Safer than safe could be dubbed the term that sums up the design philosophy on four 185,000 dwt Alaskan-class tankers that will soon be carrying oil along the U.S. West Coast. Currently being built in San Diego, Calif. by NASSCO, the BP Shipping-owned vessels feature the latest innovations in safe-ship design, including Thordon COMPAC water-lubricated propeller shaft bearings.
During the design phase of the vessels, BP was determined to leave no stone unturned in its quest to minimize the risk of oil leakage. This included building in multiple redundant systems, and eliminating the use of oil wherever possible. "The prop shaft is an area where, traditionally, some lubricating oil can leak into the sea," says Stan Taylor, technical manager for BP. "So we needed to look for alternatives."
Traditionally, propeller shaft bearings on commercial tankers are made of white metal lubricated by oil. Although these systems work well, keeping the oil and water separate can be a challenge. If seawater contaminates the bearing area, prop shaft performance can be compromised. If oil escapes into the sea, that's pollution. "Even a small leakage from the prop shaft," says Taylor, "can result in a visible sheen when in port."

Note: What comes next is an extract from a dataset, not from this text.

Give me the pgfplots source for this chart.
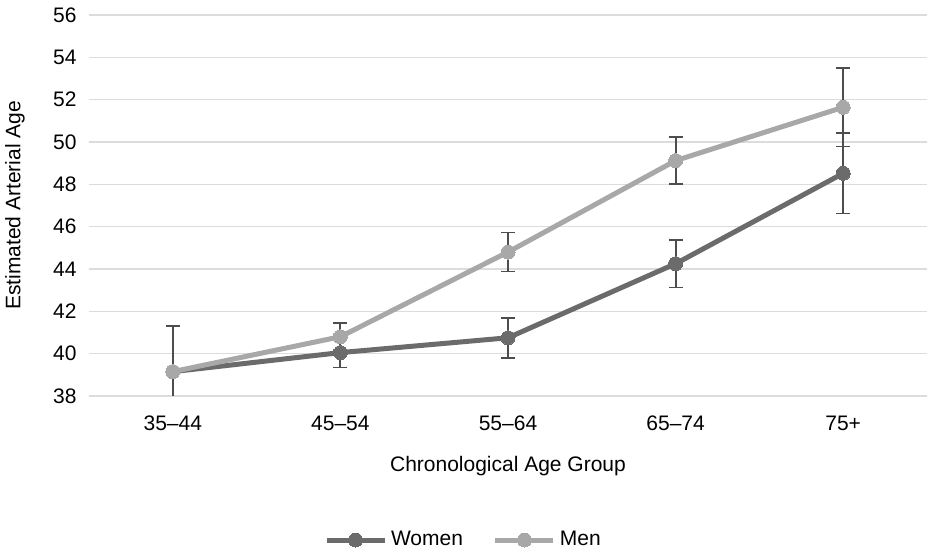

The Thordon COMPAC propeller shaft bearing systems now being installed on each of the BP vessels feature water lubrication (a renewed innovation pioneered for the 21st century
by Thordon), no use of oil (and therefore zero risk of pollution), and an expected minimum 10-year bearing wear life based on systems currently in operation.
To ensure a steady supply of abrasive-free seawater to the bearings, Thordon also supplied its integrated Water Quality Package. This maintenance-free system includes pumps, flow alarms and a separator capable of eliminating particles down to 50 microns from the seawater lubricating the bearings.